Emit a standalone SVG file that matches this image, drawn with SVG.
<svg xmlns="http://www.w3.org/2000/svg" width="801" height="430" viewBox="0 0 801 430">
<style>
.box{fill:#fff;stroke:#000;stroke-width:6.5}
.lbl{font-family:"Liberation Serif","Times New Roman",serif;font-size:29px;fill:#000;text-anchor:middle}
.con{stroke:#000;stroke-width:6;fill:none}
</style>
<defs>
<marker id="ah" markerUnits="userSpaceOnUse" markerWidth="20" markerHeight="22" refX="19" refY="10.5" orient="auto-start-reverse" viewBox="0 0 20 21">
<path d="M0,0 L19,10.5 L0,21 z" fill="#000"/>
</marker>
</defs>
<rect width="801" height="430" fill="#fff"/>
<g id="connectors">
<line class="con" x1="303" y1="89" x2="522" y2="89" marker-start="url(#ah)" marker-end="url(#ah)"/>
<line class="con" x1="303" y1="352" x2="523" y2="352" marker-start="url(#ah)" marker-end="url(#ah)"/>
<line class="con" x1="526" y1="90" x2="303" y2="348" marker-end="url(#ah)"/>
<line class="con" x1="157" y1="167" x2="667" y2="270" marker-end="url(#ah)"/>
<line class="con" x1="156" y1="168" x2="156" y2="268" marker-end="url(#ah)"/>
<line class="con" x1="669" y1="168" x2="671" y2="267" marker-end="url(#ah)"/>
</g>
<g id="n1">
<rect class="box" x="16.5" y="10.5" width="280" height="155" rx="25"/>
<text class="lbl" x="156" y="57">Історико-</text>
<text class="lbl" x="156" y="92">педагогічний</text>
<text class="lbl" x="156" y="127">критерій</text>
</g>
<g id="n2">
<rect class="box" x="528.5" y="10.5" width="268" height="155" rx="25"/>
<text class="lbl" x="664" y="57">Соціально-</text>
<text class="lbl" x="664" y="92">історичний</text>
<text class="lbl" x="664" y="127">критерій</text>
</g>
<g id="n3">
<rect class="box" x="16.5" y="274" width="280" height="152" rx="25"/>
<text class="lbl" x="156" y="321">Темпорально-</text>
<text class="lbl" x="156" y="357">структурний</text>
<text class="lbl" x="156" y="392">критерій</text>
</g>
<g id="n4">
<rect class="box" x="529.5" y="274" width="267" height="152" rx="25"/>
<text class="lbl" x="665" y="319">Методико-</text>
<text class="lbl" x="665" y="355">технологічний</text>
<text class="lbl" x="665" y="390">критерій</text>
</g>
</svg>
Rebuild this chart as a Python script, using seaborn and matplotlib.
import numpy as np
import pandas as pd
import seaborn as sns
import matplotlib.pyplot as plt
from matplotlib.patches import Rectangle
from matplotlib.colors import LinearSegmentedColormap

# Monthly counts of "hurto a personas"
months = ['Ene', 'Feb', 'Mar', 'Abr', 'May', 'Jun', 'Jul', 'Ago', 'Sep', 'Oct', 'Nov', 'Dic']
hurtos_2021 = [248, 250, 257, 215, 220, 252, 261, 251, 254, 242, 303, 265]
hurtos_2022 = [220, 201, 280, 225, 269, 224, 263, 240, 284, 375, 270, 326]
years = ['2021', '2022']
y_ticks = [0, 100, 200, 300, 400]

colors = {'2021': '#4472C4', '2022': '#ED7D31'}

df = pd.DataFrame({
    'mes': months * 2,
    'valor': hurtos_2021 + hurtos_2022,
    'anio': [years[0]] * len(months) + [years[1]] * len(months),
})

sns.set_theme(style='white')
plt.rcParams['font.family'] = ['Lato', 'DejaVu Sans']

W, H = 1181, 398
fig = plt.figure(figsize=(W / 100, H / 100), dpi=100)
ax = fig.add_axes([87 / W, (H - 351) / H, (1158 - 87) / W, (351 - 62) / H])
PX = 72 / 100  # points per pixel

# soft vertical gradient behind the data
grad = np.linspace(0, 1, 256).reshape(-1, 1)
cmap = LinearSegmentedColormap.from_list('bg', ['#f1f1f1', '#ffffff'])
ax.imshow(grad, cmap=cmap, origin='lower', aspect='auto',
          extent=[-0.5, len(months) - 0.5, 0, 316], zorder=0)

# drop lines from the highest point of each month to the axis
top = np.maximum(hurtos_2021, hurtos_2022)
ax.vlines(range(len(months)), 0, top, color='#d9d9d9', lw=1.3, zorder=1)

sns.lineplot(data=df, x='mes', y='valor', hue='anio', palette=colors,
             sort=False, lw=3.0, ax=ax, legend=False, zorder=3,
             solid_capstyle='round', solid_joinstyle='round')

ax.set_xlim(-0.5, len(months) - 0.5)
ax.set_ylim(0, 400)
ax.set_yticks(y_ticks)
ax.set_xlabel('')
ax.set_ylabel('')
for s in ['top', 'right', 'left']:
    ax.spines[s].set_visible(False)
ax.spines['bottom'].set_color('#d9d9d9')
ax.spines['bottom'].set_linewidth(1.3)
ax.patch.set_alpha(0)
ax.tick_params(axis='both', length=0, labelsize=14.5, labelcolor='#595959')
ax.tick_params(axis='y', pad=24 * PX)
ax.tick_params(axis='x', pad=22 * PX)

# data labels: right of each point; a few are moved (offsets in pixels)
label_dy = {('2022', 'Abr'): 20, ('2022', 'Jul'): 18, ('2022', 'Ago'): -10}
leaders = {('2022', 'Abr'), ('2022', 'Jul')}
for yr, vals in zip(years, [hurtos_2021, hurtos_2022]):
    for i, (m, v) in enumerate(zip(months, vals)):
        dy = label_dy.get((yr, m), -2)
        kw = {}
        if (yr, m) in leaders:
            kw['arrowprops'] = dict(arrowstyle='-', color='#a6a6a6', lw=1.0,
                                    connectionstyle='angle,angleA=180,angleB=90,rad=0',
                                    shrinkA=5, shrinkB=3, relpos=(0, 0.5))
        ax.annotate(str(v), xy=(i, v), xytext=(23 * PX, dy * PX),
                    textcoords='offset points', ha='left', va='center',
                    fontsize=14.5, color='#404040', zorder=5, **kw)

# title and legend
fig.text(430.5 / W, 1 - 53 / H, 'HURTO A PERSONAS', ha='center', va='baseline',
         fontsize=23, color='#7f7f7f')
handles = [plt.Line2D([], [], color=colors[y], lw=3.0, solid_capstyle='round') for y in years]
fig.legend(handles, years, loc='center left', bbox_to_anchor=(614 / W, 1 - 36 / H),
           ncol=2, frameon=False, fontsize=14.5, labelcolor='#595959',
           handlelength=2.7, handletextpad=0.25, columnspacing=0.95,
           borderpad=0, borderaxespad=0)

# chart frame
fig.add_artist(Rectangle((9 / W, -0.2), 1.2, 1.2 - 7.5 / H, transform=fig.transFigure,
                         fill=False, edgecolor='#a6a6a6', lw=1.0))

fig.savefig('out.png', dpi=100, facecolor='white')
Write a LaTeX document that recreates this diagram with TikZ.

******

### THE PROBLEM
Retype each record exactly, leaving nothing out.

### EXPECTED ANSWER
Emit a standalone SVG file that matches this image, drawn with SVG.
<svg xmlns="http://www.w3.org/2000/svg" width="801" height="430" viewBox="0 0 801 430">
<style>
.box{fill:#fff;stroke:#000;stroke-width:6.5}
.lbl{font-family:"Liberation Serif","Times New Roman",serif;font-size:29px;fill:#000;text-anchor:middle}
.con{stroke:#000;stroke-width:6;fill:none}
</style>
<defs>
<marker id="ah" markerUnits="userSpaceOnUse" markerWidth="20" markerHeight="22" refX="19" refY="10.5" orient="auto-start-reverse" viewBox="0 0 20 21">
<path d="M0,0 L19,10.5 L0,21 z" fill="#000"/>
</marker>
</defs>
<rect width="801" height="430" fill="#fff"/>
<g id="connectors">
<line class="con" x1="303" y1="89" x2="522" y2="89" marker-start="url(#ah)" marker-end="url(#ah)"/>
<line class="con" x1="303" y1="352" x2="523" y2="352" marker-start="url(#ah)" marker-end="url(#ah)"/>
<line class="con" x1="526" y1="90" x2="303" y2="348" marker-end="url(#ah)"/>
<line class="con" x1="157" y1="167" x2="667" y2="270" marker-end="url(#ah)"/>
<line class="con" x1="156" y1="168" x2="156" y2="268" marker-end="url(#ah)"/>
<line class="con" x1="669" y1="168" x2="671" y2="267" marker-end="url(#ah)"/>
</g>
<g id="n1">
<rect class="box" x="16.5" y="10.5" width="280" height="155" rx="25"/>
<text class="lbl" x="156" y="57">Історико-</text>
<text class="lbl" x="156" y="92">педагогічний</text>
<text class="lbl" x="156" y="127">критерій</text>
</g>
<g id="n2">
<rect class="box" x="528.5" y="10.5" width="268" height="155" rx="25"/>
<text class="lbl" x="664" y="57">Соціально-</text>
<text class="lbl" x="664" y="92">історичний</text>
<text class="lbl" x="664" y="127">критерій</text>
</g>
<g id="n3">
<rect class="box" x="16.5" y="274" width="280" height="152" rx="25"/>
<text class="lbl" x="156" y="321">Темпорально-</text>
<text class="lbl" x="156" y="357">структурний</text>
<text class="lbl" x="156" y="392">критерій</text>
</g>
<g id="n4">
<rect class="box" x="529.5" y="274" width="267" height="152" rx="25"/>
<text class="lbl" x="665" y="319">Методико-</text>
<text class="lbl" x="665" y="355">технологічний</text>
<text class="lbl" x="665" y="390">критерій</text>
</g>
</svg>
Rebuild this chart as a Python script, using seaborn and matplotlib.
import numpy as np
import pandas as pd
import seaborn as sns
import matplotlib.pyplot as plt
from matplotlib.patches import Rectangle
from matplotlib.colors import LinearSegmentedColormap

# Monthly counts of "hurto a personas"
months = ['Ene', 'Feb', 'Mar', 'Abr', 'May', 'Jun', 'Jul', 'Ago', 'Sep', 'Oct', 'Nov', 'Dic']
hurtos_2021 = [248, 250, 257, 215, 220, 252, 261, 251, 254, 242, 303, 265]
hurtos_2022 = [220, 201, 280, 225, 269, 224, 263, 240, 284, 375, 270, 326]
years = ['2021', '2022']
y_ticks = [0, 100, 200, 300, 400]

colors = {'2021': '#4472C4', '2022': '#ED7D31'}

df = pd.DataFrame({
    'mes': months * 2,
    'valor': hurtos_2021 + hurtos_2022,
    'anio': [years[0]] * len(months) + [years[1]] * len(months),
})

sns.set_theme(style='white')
plt.rcParams['font.family'] = ['Lato', 'DejaVu Sans']

W, H = 1181, 398
fig = plt.figure(figsize=(W / 100, H / 100), dpi=100)
ax = fig.add_axes([87 / W, (H - 351) / H, (1158 - 87) / W, (351 - 62) / H])
PX = 72 / 100  # points per pixel

# soft vertical gradient behind the data
grad = np.linspace(0, 1, 256).reshape(-1, 1)
cmap = LinearSegmentedColormap.from_list('bg', ['#f1f1f1', '#ffffff'])
ax.imshow(grad, cmap=cmap, origin='lower', aspect='auto',
          extent=[-0.5, len(months) - 0.5, 0, 316], zorder=0)

# drop lines from the highest point of each month to the axis
top = np.maximum(hurtos_2021, hurtos_2022)
ax.vlines(range(len(months)), 0, top, color='#d9d9d9', lw=1.3, zorder=1)

sns.lineplot(data=df, x='mes', y='valor', hue='anio', palette=colors,
             sort=False, lw=3.0, ax=ax, legend=False, zorder=3,
             solid_capstyle='round', solid_joinstyle='round')

ax.set_xlim(-0.5, len(months) - 0.5)
ax.set_ylim(0, 400)
ax.set_yticks(y_ticks)
ax.set_xlabel('')
ax.set_ylabel('')
for s in ['top', 'right', 'left']:
    ax.spines[s].set_visible(False)
ax.spines['bottom'].set_color('#d9d9d9')
ax.spines['bottom'].set_linewidth(1.3)
ax.patch.set_alpha(0)
ax.tick_params(axis='both', length=0, labelsize=14.5, labelcolor='#595959')
ax.tick_params(axis='y', pad=24 * PX)
ax.tick_params(axis='x', pad=22 * PX)

# data labels: right of each point; a few are moved (offsets in pixels)
label_dy = {('2022', 'Abr'): 20, ('2022', 'Jul'): 18, ('2022', 'Ago'): -10}
leaders = {('2022', 'Abr'), ('2022', 'Jul')}
for yr, vals in zip(years, [hurtos_2021, hurtos_2022]):
    for i, (m, v) in enumerate(zip(months, vals)):
        dy = label_dy.get((yr, m), -2)
        kw = {}
        if (yr, m) in leaders:
            kw['arrowprops'] = dict(arrowstyle='-', color='#a6a6a6', lw=1.0,
                                    connectionstyle='angle,angleA=180,angleB=90,rad=0',
                                    shrinkA=5, shrinkB=3, relpos=(0, 0.5))
        ax.annotate(str(v), xy=(i, v), xytext=(23 * PX, dy * PX),
                    textcoords='offset points', ha='left', va='center',
                    fontsize=14.5, color='#404040', zorder=5, **kw)

# title and legend
fig.text(430.5 / W, 1 - 53 / H, 'HURTO A PERSONAS', ha='center', va='baseline',
         fontsize=23, color='#7f7f7f')
handles = [plt.Line2D([], [], color=colors[y], lw=3.0, solid_capstyle='round') for y in years]
fig.legend(handles, years, loc='center left', bbox_to_anchor=(614 / W, 1 - 36 / H),
           ncol=2, frameon=False, fontsize=14.5, labelcolor='#595959',
           handlelength=2.7, handletextpad=0.25, columnspacing=0.95,
           borderpad=0, borderaxespad=0)

# chart frame
fig.add_artist(Rectangle((9 / W, -0.2), 1.2, 1.2 - 7.5 / H, transform=fig.transFigure,
                         fill=False, edgecolor='#a6a6a6', lw=1.0))

fig.savefig('out.png', dpi=100, facecolor='white')
Write a LaTeX document that recreates this diagram with TikZ.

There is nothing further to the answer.